To Reach Profitability, M+C Plans Must Streamline Business, Marketing
Reprinted from the February 5, 2001 issue of News and Strategies for MANAGED MEDICARE & MEDICAID, the industry's leading source of news from HCFA and the 50 states and strategies from the leading HMOs participating in Medicare and Medicaid. For more information on, News and Strategies for MANAGED MEDICARE & MEDICAID
Medicare+Choice plans will survive if they cobble together a solution with these three components: streamline their administration and marketing operations, provide benefits that better reflect the income they receive, and lobby for higher reimbursement from the federal government. One and two are the easy part, one expert admits. But without all three, more plans will be forced to withdraw from money-losing markets.
Henry R. Loubet, senior vice president at HealthCentral and former health plan CEO, notes that, for one thing, the M+C situation may not be as dire as some naysayers say it is. He comments, "Some of the statistics in 2000 were more favorable than they'd been in preceding years." But in the long term, he adds, "a combination of factors will lead to the long-term success of the program."

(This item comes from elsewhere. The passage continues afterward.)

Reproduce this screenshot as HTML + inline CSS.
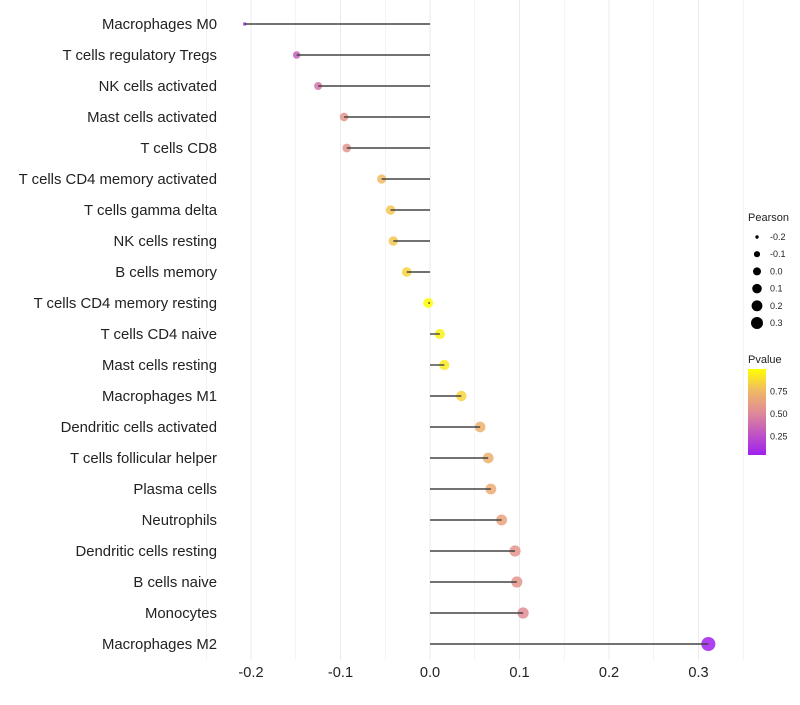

One factor, he says, is "increased revenues from the federal government. The 2% increases that have been the predominant revenue change when inflation has been higher than that leads to a lot of difficulty unless other adjustments are made in terms of meeting financial goals and objectives."
Examine Your Products Against Your PMPM Fee
Of course, Loubet's no fool when it comes to federal largesse for the M+C program. "There doesn't seem to be a great deal of hope that there's going to be an increase in revenues," he acknowledges. "It's going to take the other factors to be successful on the plan side." The increases he's seen "are not all that great," so he's "not all that optimistic on the revenue side." But he notes that the new president and many leaders on the Hill are "supporters of HMOs." So, he says, "the combination of the two might, in 2003, have a positive impact in terms of revenues."
In the meantime, he advises M+C plans to take matters into their own corporate hands. One action he highly recommends is to "look internally in terms of administrative expenses - such as sales and marketing budgets - to try to cut fat as much as you can to become more efficient and effective."
And, he says, plans should take a hard look at what they offer for the PMPM fee they receive.
"On the benefit side, there's been pretty much of a race to gain more and more market share," he points out. "That's not wholly different than on the commercial side, where plans are increasing benefits - whether for prescription drugs, dental, vision or durable medical equipment - to get new members, while reducing co-pays for hospital stays and outpatient care. This year for the first time plans were a lot more cognizant of that and many have made benefit changes in 2001 to deal with some of the financial realities of the revenue reductions by the federal government."
Sometimes, he adds, those benefit changes go all the way to withdrawing from unprofitable markets. And that, he says, is often a good thing. "Although it's harmful to a lot of seniors, the plans' decisions to terminate agreements in counties where they are not profitable enables them to be much more effective in counties they can serve more effectively. All of the major players have made those kinds of changes."
Carrying out that threat is getting easier, he points out. "Health plans have had some practice at making not necessarily popular decisions, whether right, wrong or indifferent. To their credit, they've taken a stand to say, 'We're willing to provide care, but we're not willing to do this unless you're going to fund us at levels we can live with.'"
At the same time it's becoming easier, it's also becoming less common to do this. "Plans have pulled out of a lot of the unsuccessful markets already," he notes. "You won't see those dramatic changes taking place in the near future."
Indeed, he has this advice for plans mulling a market departure so they can concentrate on markets where they would be more profitable: "If a plan can put together a program that takes into consideration the three success factors - and it has the critical fourth factor, which is good financial and business relations with providers, pharmacies and other ancillary providers - in most cases, capitation has worked better than fee-for-service, so I'd advise folks to stay in. But if the factors recognize that revenues are only going to increase so much and provider relations are negative or unimportant, I'd advise getting out."